## TO DO
Output the lines exactly, from the one where "Generate a Python" appears through the one where "cinza = '#595959'" appears. Images are left out.

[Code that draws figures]
________________________

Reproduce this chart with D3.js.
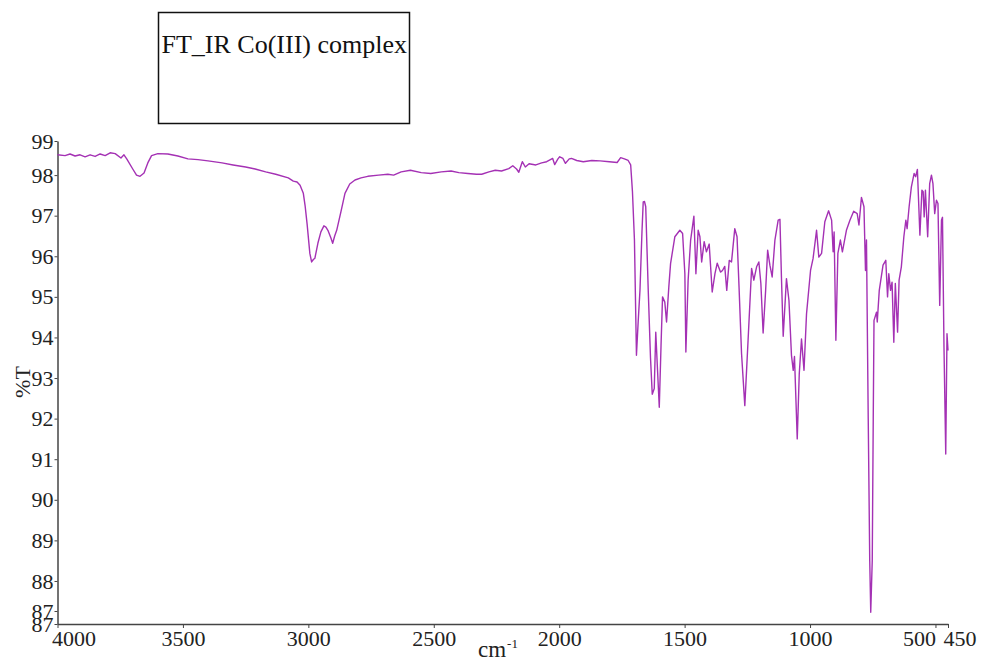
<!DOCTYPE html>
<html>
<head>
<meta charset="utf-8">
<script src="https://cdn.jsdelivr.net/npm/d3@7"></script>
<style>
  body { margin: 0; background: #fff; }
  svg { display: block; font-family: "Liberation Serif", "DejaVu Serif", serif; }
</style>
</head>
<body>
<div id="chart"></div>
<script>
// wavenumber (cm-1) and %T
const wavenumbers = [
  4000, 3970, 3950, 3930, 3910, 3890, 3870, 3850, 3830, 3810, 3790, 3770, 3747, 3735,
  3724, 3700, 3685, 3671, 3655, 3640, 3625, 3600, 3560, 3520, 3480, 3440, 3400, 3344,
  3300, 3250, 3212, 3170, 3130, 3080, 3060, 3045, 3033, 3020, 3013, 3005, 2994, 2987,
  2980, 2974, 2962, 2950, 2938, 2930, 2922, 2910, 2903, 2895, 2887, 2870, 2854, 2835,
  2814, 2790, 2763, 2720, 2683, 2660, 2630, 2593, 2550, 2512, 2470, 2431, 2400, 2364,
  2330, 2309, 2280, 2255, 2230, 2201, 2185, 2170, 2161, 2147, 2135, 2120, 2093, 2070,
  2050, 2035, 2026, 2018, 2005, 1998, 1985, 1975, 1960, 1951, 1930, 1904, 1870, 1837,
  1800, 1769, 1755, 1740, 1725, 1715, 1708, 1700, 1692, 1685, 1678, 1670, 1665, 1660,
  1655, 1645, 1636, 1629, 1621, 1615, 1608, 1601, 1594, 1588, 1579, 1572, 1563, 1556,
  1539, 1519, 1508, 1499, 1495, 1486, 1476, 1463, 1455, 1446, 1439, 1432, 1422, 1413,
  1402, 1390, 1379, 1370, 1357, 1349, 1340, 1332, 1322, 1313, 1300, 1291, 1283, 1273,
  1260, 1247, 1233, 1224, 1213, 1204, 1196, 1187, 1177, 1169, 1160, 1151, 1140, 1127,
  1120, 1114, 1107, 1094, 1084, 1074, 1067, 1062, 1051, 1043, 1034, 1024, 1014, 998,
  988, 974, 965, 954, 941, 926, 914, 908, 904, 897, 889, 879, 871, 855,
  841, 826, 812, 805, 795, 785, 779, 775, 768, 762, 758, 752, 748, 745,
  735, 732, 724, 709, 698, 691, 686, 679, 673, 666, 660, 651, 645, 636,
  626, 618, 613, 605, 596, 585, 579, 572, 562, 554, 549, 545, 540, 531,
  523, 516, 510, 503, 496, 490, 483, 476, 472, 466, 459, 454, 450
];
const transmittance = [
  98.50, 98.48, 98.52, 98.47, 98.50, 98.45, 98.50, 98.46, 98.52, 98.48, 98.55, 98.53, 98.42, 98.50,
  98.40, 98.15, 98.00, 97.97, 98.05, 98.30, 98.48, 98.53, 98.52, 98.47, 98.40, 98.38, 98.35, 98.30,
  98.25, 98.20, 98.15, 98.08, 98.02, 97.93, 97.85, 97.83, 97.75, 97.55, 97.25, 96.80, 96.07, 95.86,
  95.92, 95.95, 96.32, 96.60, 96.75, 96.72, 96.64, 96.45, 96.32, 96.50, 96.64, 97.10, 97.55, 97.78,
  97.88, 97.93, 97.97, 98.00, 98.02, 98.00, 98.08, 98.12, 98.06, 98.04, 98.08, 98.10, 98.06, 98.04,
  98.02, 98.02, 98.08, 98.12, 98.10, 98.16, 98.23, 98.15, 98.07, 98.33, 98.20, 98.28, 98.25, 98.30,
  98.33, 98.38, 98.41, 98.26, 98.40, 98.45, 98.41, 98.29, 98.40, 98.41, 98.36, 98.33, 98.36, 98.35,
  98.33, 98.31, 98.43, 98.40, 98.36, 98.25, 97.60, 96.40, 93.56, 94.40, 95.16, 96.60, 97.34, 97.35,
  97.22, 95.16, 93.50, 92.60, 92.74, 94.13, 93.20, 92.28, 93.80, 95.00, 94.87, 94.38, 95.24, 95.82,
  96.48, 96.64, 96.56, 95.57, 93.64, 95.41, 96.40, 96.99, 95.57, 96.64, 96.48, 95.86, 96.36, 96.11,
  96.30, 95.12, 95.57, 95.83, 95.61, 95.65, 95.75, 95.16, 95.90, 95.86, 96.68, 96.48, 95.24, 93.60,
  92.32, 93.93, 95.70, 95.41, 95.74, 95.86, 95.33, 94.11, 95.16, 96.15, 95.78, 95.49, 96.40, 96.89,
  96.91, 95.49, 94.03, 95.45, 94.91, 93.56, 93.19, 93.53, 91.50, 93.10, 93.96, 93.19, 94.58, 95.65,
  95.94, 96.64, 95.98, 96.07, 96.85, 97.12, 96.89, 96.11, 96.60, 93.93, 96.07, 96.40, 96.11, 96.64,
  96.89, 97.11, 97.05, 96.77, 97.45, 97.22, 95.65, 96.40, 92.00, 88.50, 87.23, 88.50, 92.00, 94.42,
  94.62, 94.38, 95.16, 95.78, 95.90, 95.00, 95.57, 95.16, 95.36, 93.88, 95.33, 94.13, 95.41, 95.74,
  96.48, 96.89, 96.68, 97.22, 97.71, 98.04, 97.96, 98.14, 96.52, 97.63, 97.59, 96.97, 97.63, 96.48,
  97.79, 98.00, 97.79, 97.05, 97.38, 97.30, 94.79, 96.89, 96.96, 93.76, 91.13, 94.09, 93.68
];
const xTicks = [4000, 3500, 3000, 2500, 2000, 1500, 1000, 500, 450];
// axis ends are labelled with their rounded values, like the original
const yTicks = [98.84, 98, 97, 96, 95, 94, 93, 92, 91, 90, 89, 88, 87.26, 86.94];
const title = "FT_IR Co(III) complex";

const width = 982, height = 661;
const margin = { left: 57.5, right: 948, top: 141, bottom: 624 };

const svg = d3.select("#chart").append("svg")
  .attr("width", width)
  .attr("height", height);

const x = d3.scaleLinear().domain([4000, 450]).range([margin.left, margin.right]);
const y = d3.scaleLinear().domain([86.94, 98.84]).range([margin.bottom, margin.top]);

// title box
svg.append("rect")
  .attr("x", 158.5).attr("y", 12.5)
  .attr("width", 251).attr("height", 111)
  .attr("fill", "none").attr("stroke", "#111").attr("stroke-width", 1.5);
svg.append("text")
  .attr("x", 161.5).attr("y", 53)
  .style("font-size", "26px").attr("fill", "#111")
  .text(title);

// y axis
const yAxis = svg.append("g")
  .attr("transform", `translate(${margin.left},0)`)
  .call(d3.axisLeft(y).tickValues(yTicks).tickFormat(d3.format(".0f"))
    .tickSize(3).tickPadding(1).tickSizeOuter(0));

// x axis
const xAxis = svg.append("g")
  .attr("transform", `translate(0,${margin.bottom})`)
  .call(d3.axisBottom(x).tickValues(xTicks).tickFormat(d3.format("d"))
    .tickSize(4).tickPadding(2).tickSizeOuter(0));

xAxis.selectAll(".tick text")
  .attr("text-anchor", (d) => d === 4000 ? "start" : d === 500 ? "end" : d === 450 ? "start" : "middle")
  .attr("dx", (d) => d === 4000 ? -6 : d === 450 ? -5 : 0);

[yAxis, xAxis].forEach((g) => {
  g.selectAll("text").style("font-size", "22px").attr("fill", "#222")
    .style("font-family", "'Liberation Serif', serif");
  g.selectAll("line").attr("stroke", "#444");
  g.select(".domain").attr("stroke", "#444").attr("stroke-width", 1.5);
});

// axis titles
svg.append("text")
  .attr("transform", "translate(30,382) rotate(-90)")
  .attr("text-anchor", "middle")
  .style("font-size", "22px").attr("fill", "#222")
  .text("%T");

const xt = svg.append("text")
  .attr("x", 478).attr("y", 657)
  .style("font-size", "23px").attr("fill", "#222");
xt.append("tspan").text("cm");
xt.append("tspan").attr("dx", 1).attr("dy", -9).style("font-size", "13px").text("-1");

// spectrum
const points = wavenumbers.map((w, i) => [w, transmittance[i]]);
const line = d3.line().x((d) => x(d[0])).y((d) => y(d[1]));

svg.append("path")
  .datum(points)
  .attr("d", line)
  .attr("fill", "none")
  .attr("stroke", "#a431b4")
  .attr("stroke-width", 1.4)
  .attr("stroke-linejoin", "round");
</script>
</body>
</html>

________________________

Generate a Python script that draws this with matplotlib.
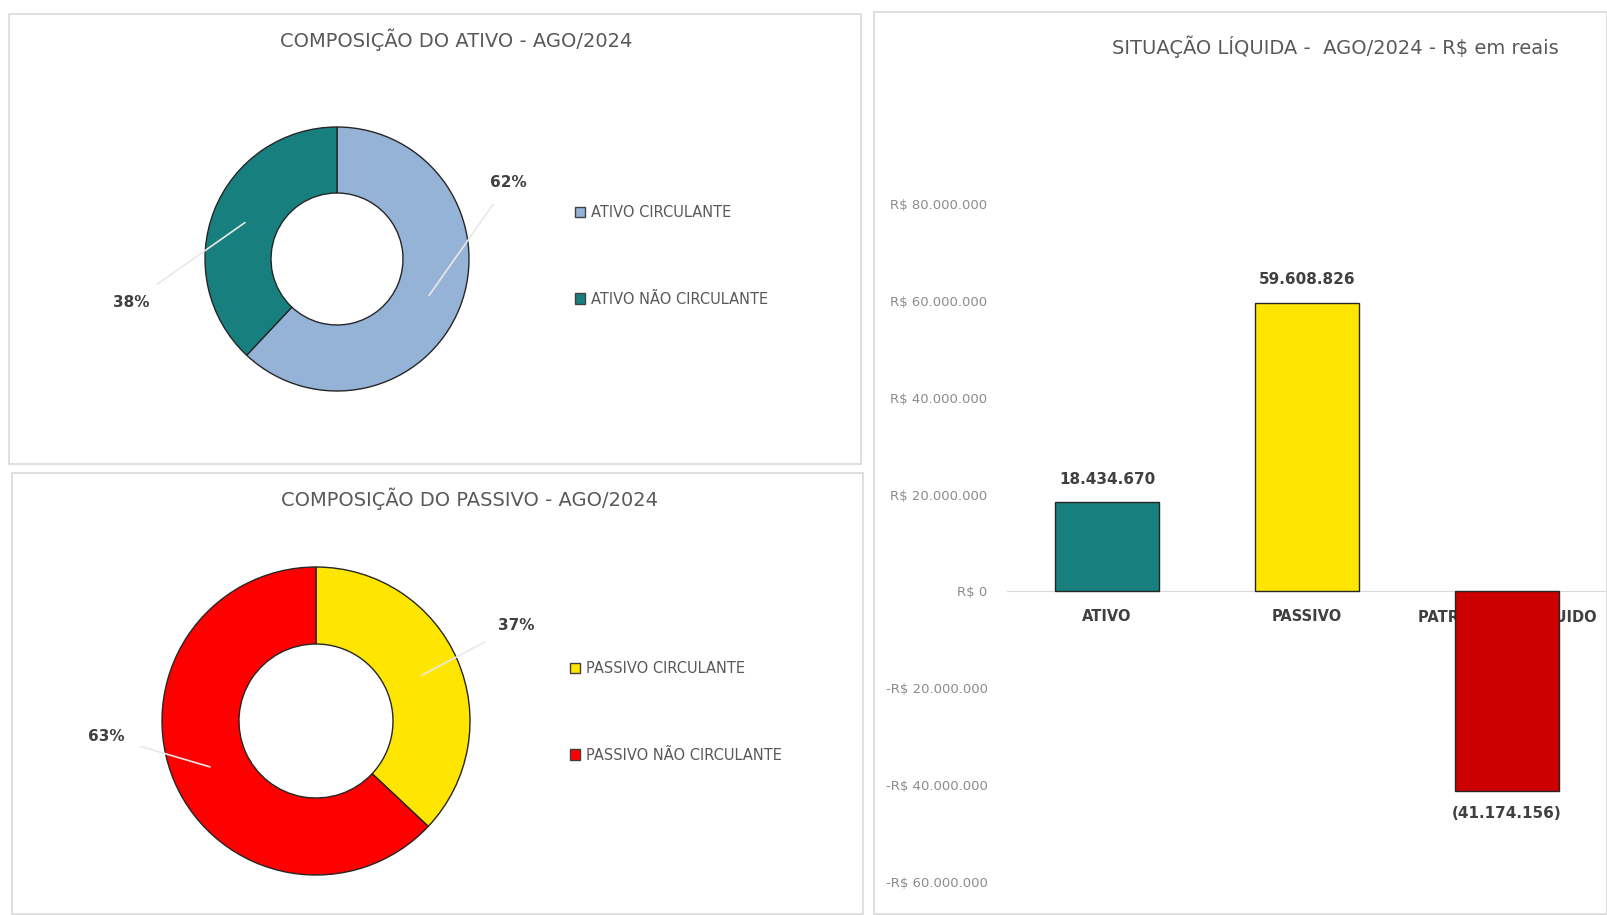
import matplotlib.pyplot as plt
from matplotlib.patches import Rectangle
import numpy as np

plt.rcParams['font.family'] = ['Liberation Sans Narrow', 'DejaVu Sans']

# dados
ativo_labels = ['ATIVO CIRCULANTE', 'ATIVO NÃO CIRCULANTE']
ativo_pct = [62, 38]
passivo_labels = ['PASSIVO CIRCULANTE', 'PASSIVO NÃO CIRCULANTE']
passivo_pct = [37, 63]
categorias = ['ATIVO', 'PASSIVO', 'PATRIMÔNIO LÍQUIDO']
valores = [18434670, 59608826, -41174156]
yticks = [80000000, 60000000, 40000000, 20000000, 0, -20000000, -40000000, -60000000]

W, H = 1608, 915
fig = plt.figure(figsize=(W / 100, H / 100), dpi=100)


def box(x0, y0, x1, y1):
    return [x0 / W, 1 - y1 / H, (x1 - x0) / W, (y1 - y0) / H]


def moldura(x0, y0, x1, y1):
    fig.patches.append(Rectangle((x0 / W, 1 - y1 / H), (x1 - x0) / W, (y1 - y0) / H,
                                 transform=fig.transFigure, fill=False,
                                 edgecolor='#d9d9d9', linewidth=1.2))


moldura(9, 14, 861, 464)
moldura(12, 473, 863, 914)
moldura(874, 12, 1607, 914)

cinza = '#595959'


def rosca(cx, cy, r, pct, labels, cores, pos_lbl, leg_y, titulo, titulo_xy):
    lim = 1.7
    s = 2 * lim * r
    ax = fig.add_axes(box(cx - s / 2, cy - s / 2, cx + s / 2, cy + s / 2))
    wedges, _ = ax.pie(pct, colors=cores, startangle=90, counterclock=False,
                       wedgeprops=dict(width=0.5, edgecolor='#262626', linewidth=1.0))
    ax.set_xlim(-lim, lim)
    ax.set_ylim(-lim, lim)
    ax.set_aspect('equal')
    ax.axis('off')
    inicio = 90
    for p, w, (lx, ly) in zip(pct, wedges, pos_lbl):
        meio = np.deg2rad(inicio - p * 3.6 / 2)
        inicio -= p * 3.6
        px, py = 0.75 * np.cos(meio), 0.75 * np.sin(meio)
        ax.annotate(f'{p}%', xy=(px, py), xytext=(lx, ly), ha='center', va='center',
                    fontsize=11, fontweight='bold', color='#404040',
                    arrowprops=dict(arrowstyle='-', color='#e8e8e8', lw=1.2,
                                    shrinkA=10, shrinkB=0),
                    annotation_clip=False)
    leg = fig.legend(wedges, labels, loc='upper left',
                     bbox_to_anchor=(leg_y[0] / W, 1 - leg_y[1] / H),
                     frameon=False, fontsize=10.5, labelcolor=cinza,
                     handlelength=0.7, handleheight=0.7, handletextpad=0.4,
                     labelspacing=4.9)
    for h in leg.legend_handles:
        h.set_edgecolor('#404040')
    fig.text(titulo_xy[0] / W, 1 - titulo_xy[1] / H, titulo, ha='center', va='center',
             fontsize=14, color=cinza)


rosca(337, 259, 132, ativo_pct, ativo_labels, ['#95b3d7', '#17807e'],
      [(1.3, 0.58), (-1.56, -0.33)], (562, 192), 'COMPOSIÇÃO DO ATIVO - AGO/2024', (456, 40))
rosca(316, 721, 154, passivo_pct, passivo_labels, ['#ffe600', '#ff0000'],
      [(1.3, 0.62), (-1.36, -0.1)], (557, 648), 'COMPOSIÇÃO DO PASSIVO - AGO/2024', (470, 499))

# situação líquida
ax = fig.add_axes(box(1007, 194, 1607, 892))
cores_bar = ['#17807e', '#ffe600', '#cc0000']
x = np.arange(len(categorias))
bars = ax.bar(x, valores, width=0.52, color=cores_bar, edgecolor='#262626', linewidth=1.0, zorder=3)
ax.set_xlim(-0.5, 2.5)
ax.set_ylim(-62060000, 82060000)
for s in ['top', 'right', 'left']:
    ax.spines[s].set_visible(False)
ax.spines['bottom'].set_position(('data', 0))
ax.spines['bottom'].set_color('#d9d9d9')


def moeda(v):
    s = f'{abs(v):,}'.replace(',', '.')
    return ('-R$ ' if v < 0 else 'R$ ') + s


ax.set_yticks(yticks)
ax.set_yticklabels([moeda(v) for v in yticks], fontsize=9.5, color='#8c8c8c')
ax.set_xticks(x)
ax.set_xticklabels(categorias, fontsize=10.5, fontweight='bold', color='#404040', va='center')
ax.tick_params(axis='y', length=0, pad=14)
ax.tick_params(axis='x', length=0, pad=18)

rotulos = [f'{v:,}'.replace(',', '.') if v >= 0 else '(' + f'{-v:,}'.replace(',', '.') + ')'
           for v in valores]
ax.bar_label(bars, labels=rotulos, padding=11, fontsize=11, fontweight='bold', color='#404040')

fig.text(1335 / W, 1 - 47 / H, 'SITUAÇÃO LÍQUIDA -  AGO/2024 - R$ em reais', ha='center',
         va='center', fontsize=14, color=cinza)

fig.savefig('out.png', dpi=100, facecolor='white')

________________________

## ANSWER FOR THE TASK
Generate a Python script that draws this with matplotlib.
import matplotlib.pyplot as plt
from matplotlib.patches import Rectangle
import numpy as np

plt.rcParams['font.family'] = ['Liberation Sans Narrow', 'DejaVu Sans']

# dados
ativo_labels = ['ATIVO CIRCULANTE', 'ATIVO NÃO CIRCULANTE']
ativo_pct = [62, 38]
passivo_labels = ['PASSIVO CIRCULANTE', 'PASSIVO NÃO CIRCULANTE']
passivo_pct = [37, 63]
categorias = ['ATIVO', 'PASSIVO', 'PATRIMÔNIO LÍQUIDO']
valores = [18434670, 59608826, -41174156]
yticks = [80000000, 60000000, 40000000, 20000000, 0, -20000000, -40000000, -60000000]

W, H = 1608, 915
fig = plt.figure(figsize=(W / 100, H / 100), dpi=100)


def box(x0, y0, x1, y1):
    return [x0 / W, 1 - y1 / H, (x1 - x0) / W, (y1 - y0) / H]


def moldura(x0, y0, x1, y1):
    fig.patches.append(Rectangle((x0 / W, 1 - y1 / H), (x1 - x0) / W, (y1 - y0) / H,
                                 transform=fig.transFigure, fill=False,
                                 edgecolor='#d9d9d9', linewidth=1.2))


moldura(9, 14, 861, 464)
moldura(12, 473, 863, 914)
moldura(874, 12, 1607, 914)

cinza = '#595959'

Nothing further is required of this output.